OPSEU "satisfied" with removal of permanent police presence at several jails

TORONTO, Oct. 31, 2019 /CNW/ - Calling it a small but important step in addressing the "Crisis in Corrections," OPSEU leaders are satisfied with the Ford government's recent decision to end funding for the permanent presence of police officers at several jails.

"Our jails are still dangerously overcrowded and violent," said OPSEU President Warren (Smokey) Thomas. "But give credit where it's due: the government is making the right move by investing in our correctional officers' ability to investigate and reduce crime inside our jails."

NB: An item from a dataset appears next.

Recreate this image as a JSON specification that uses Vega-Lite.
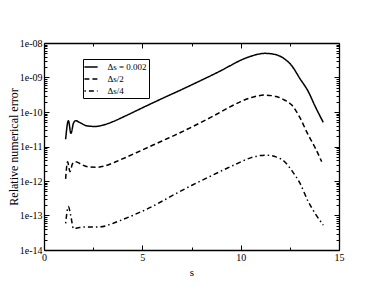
{
  "$schema": "https://vega.github.io/schema/vega-lite/v6.json",
  "width": 295,
  "height": 207,
  "autosize": {"type": "none"},
  "padding": {"left": 44, "top": 43, "right": 43, "bottom": 45},
  "config": {
    "font": "Liberation Serif",
    "view": {"stroke": null},
    "axis": {
      "grid": false,
      "domainColor": "black",
      "domainWidth": 1.3,
      "tickColor": "black",
      "tickWidth": 1,
      "labelColor": "black",
      "labelFont": "Liberation Serif",
      "labelFontSize": 10,
      "titleFont": "Liberation Serif",
      "titleColor": "black",
      "titleFontWeight": "normal",
      "labelOverlap": false,
      "labelFlush": false
    }
  },
  "data": {
    "values": [
      {"series": "Δs = 0.002", "s": 1.10, "err": 1.62e-11},
      {"series": "Δs = 0.002", "s": 1.24, "err": 5.62e-11},
      {"series": "Δs = 0.002", "s": 1.37, "err": 2.40e-11},
      {"series": "Δs = 0.002", "s": 1.50, "err": 4.79e-11},
      {"series": "Δs = 0.002", "s": 1.61, "err": 5.62e-11},
      {"series": "Δs = 0.002", "s": 1.80, "err": 5.01e-11},
      {"series": "Δs = 0.002", "s": 2.17, "err": 3.98e-11},
      {"series": "Δs = 0.002", "s": 2.6, "err": 3.80e-11},
      {"series": "Δs = 0.002", "s": 3.0, "err": 4.17e-11},
      {"series": "Δs = 0.002", "s": 3.5, "err": 5.25e-11},
      {"series": "Δs = 0.002", "s": 4.12, "err": 7.59e-11},
      {"series": "Δs = 0.002", "s": 5, "err": 1.32e-10},
      {"series": "Δs = 0.002", "s": 6, "err": 2.45e-10},
      {"series": "Δs = 0.002", "s": 7, "err": 4.47e-10},
      {"series": "Δs = 0.002", "s": 8, "err": 8.32e-10},
      {"series": "Δs = 0.002", "s": 9, "err": 1.585e-9},
      {"series": "Δs = 0.002", "s": 9.46, "err": 2.19e-9},
      {"series": "Δs = 0.002", "s": 10, "err": 3.16e-9},
      {"series": "Δs = 0.002", "s": 10.6, "err": 4.27e-9},
      {"series": "Δs = 0.002", "s": 11.24, "err": 5.01e-9},
      {"series": "Δs = 0.002", "s": 11.8, "err": 4.57e-9},
      {"series": "Δs = 0.002", "s": 12.25, "err": 3.39e-9},
      {"series": "Δs = 0.002", "s": 12.6, "err": 2.19e-9},
      {"series": "Δs = 0.002", "s": 13.0, "err": 9.55e-10},
      {"series": "Δs = 0.002", "s": 13.44, "err": 3.89e-10},
      {"series": "Δs = 0.002", "s": 13.8, "err": 1.41e-10},
      {"series": "Δs = 0.002", "s": 14.2, "err": 5.01e-11},

      {"series": "Δs/2", "s": 1.10, "err": 1.15e-12},
      {"series": "Δs/2", "s": 1.20, "err": 3.63e-12},
      {"series": "Δs/2", "s": 1.32, "err": 1.86e-12},
      {"series": "Δs/2", "s": 1.45, "err": 3.16e-12},
      {"series": "Δs/2", "s": 1.61, "err": 3.63e-12},
      {"series": "Δs/2", "s": 1.9, "err": 3.02e-12},
      {"series": "Δs/2", "s": 2.25, "err": 2.57e-12},
      {"series": "Δs/2", "s": 2.7, "err": 2.51e-12},
      {"series": "Δs/2", "s": 3.1, "err": 2.75e-12},
      {"series": "Δs/2", "s": 3.86, "err": 4.07e-12},
      {"series": "Δs/2", "s": 5, "err": 7.94e-12},
      {"series": "Δs/2", "s": 6, "err": 1.445e-11},
      {"series": "Δs/2", "s": 6.66, "err": 2.14e-11},
      {"series": "Δs/2", "s": 7.5, "err": 3.63e-11},
      {"series": "Δs/2", "s": 8.5, "err": 7.08e-11},
      {"series": "Δs/2", "s": 9.46, "err": 1.41e-10},
      {"series": "Δs/2", "s": 10, "err": 2.0e-10},
      {"series": "Δs/2", "s": 10.6, "err": 2.69e-10},
      {"series": "Δs/2", "s": 11.24, "err": 3.09e-10},
      {"series": "Δs/2", "s": 11.8, "err": 2.82e-10},
      {"series": "Δs/2", "s": 12.25, "err": 2.19e-10},
      {"series": "Δs/2", "s": 12.6, "err": 1.585e-10},
      {"series": "Δs/2", "s": 13.0, "err": 7.08e-11},
      {"series": "Δs/2", "s": 13.44, "err": 2.14e-11},
      {"series": "Δs/2", "s": 13.8, "err": 8.91e-12},
      {"series": "Δs/2", "s": 14.12, "err": 3.63e-12},

      {"series": "Δs/4", "s": 1.10, "err": 5.89e-14},
      {"series": "Δs/4", "s": 1.24, "err": 1.82e-13},
      {"series": "Δs/4", "s": 1.36, "err": 1.0e-13},
      {"series": "Δs/4", "s": 1.5, "err": 4.17e-14},
      {"series": "Δs/4", "s": 1.8, "err": 4.47e-14},
      {"series": "Δs/4", "s": 2.25, "err": 4.68e-14},
      {"series": "Δs/4", "s": 2.85, "err": 4.68e-14},
      {"series": "Δs/4", "s": 3.4, "err": 5.62e-14},
      {"series": "Δs/4", "s": 3.86, "err": 7.08e-14},
      {"series": "Δs/4", "s": 4.5, "err": 1.0e-13},
      {"series": "Δs/4", "s": 5.5, "err": 1.82e-13},
      {"series": "Δs/4", "s": 6.66, "err": 4.17e-13},
      {"series": "Δs/4", "s": 7.5, "err": 7.41e-13},
      {"series": "Δs/4", "s": 8.5, "err": 1.41e-12},
      {"series": "Δs/4", "s": 9.2, "err": 2.19e-12},
      {"series": "Δs/4", "s": 9.8, "err": 3.16e-12},
      {"series": "Δs/4", "s": 10.5, "err": 4.68e-12},
      {"series": "Δs/4", "s": 11.24, "err": 5.62e-12},
      {"series": "Δs/4", "s": 11.8, "err": 5.01e-12},
      {"series": "Δs/4", "s": 12.25, "err": 3.55e-12},
      {"series": "Δs/4", "s": 12.6, "err": 2.0e-12},
      {"series": "Δs/4", "s": 13.0, "err": 8.91e-13},
      {"series": "Δs/4", "s": 13.44, "err": 2.51e-13},
      {"series": "Δs/4", "s": 13.8, "err": 1.12e-13},
      {"series": "Δs/4", "s": 14.2, "err": 5.25e-14}
    ]
  },
  "layer": [
    {
      "mark": {"type": "line", "strokeWidth": 1.5, "color": "black", "interpolate": "monotone"},
      "encoding": {
        "x": {
          "field": "s", "type": "quantitative",
          "scale": {"domain": [0, 15], "nice": false},
          "axis": {
            "orient": "bottom",
            "title": "s",
            "titleFontSize": 11,
            "titlePadding": 2,
            "values": [0, 2.5, 5, 7.5, 10, 12.5, 15],
            "labelExpr": "datum.value % 5 === 0 ? datum.label : ''",
            "tickSize": {"condition": {"test": "datum.value % 5 === 0", "value": -5}, "value": -3},
            "labelPadding": 7
          }
        },
        "y": {
          "field": "err", "type": "quantitative",
          "scale": {"type": "log", "domain": [1e-14, 1e-8], "nice": false},
          "axis": {
            "orient": "left",
            "title": "Relative numerical error",
            "titleFontSize": 12,
            "titleX": -24,
            "values": [1e-14,2e-14,3e-14,4e-14,5e-14,6e-14,7e-14,8e-14,9e-14,1e-13,2e-13,3e-13,4e-13,5e-13,6e-13,7e-13,8e-13,9e-13,1e-12,2e-12,3e-12,4e-12,5e-12,6e-12,7e-12,8e-12,9e-12,1e-11,2e-11,3e-11,4e-11,5e-11,6e-11,7e-11,8e-11,9e-11,1e-10,2e-10,3e-10,4e-10,5e-10,6e-10,7e-10,8e-10,9e-10,1e-9,2e-9,3e-9,4e-9,5e-9,6e-9,7e-9,8e-9,9e-9,1e-8],
            "labelExpr": "abs(log(datum.value)/LN10 - round(log(datum.value)/LN10)) < 0.001 ? '1e-' + (-round(log(datum.value)/LN10) < 10 ? '0' : '') + (-round(log(datum.value)/LN10)) : ''",
            "tickSize": {"condition": {"test": "abs(log(datum.value)/LN10 - round(log(datum.value)/LN10)) < 0.001", "value": -5}, "value": -3},
            "labelPadding": 7
          }
        },
        "strokeDash": {
          "field": "series", "type": "nominal",
          "scale": {"domain": ["Δs = 0.002", "Δs/2", "Δs/4"], "range": [[1, 0], [5, 3], [1.5, 3, 5, 3]]},
          "legend": {
            "orient": "none",
            "legendX": 39,
            "legendY": 16,
            "title": null,
            "strokeColor": "black",
            "fillColor": "white",
            "padding": 1.5,
            "rowPadding": -3.5,
            "symbolType": "M-1.2,0H1.2",
            "symbolStrokeWidth": 1.5,
            "symbolStrokeColor": "black",
            "symbolSize": 121,
            "labelOffset": 10,
            "labelFont": "Liberation Serif",
            "labelFontSize": 9,
            "labelColor": "black"
          }
        }
      }
    },
    {
      "mark": {"type": "point", "opacity": 0},
      "encoding": {
        "x": {
          "field": "s", "type": "quantitative",
          "axis": {
            "orient": "top", "title": null, "labels": false,
            "values": [0, 2.5, 5, 7.5, 10, 12.5, 15],
            "tickSize": {"condition": {"test": "datum.value % 5 === 0", "value": -5}, "value": -3}
          }
        },
        "y": {
          "field": "err", "type": "quantitative",
          "axis": {
            "orient": "right", "title": null, "labels": false,
            "values": [1e-14,2e-14,3e-14,4e-14,5e-14,6e-14,7e-14,8e-14,9e-14,1e-13,2e-13,3e-13,4e-13,5e-13,6e-13,7e-13,8e-13,9e-13,1e-12,2e-12,3e-12,4e-12,5e-12,6e-12,7e-12,8e-12,9e-12,1e-11,2e-11,3e-11,4e-11,5e-11,6e-11,7e-11,8e-11,9e-11,1e-10,2e-10,3e-10,4e-10,5e-10,6e-10,7e-10,8e-10,9e-10,1e-9,2e-9,3e-9,4e-9,5e-9,6e-9,7e-9,8e-9,9e-9,1e-8],
            "tickSize": {"condition": {"test": "abs(log(datum.value)/LN10 - round(log(datum.value)/LN10)) < 0.001", "value": -5}, "value": -3}
          }
        }
      }
    }
  ],
  "resolve": {"axis": {"x": "independent", "y": "independent"}}
}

In early October, the solicitor general announced that it will no longer provide funding to police departments that stationed "police liaison officers" at several jails, including Central East Correctional Centre, Central North Correctional Centre, and Maplehurst Correctional Complex.

The announcement came in the wake of the ministry's decision to support the expanded use of "field intelligence officers" and "institutional security teams" to reduce crime within jails.

"As correctional officers, we fully support our policing justice partners and acknowledge the important but difficult job they do in our communities," said Chris Jackel, the chair of OPSEU's 9,000-member correctional division. "We need to have a continued working relationship with the police to lay charges against inmates who assault staff in institutions and commit other offences."

"But the fact is that 21 of Ontario's 25 institutions have never had police officers stationed in them full-time. Correctional officers have always been the first point of response to emergencies, and the staff responsible for the collection and continuity of evidence, intelligence gathering and investigations," said Jackel. "There's no reason this can't be used as the best practice in all of our institutions."

OPSEU First Vice-President / Treasurer Eduardo (Eddy) Almeida, who is himself a correctional officer, says the decision makes perfect sense.

"I know what our members do best: reduce crime in our jails," said Almeida. "This decision will allow police officers to focus on what they do best: reduce crime in our communities."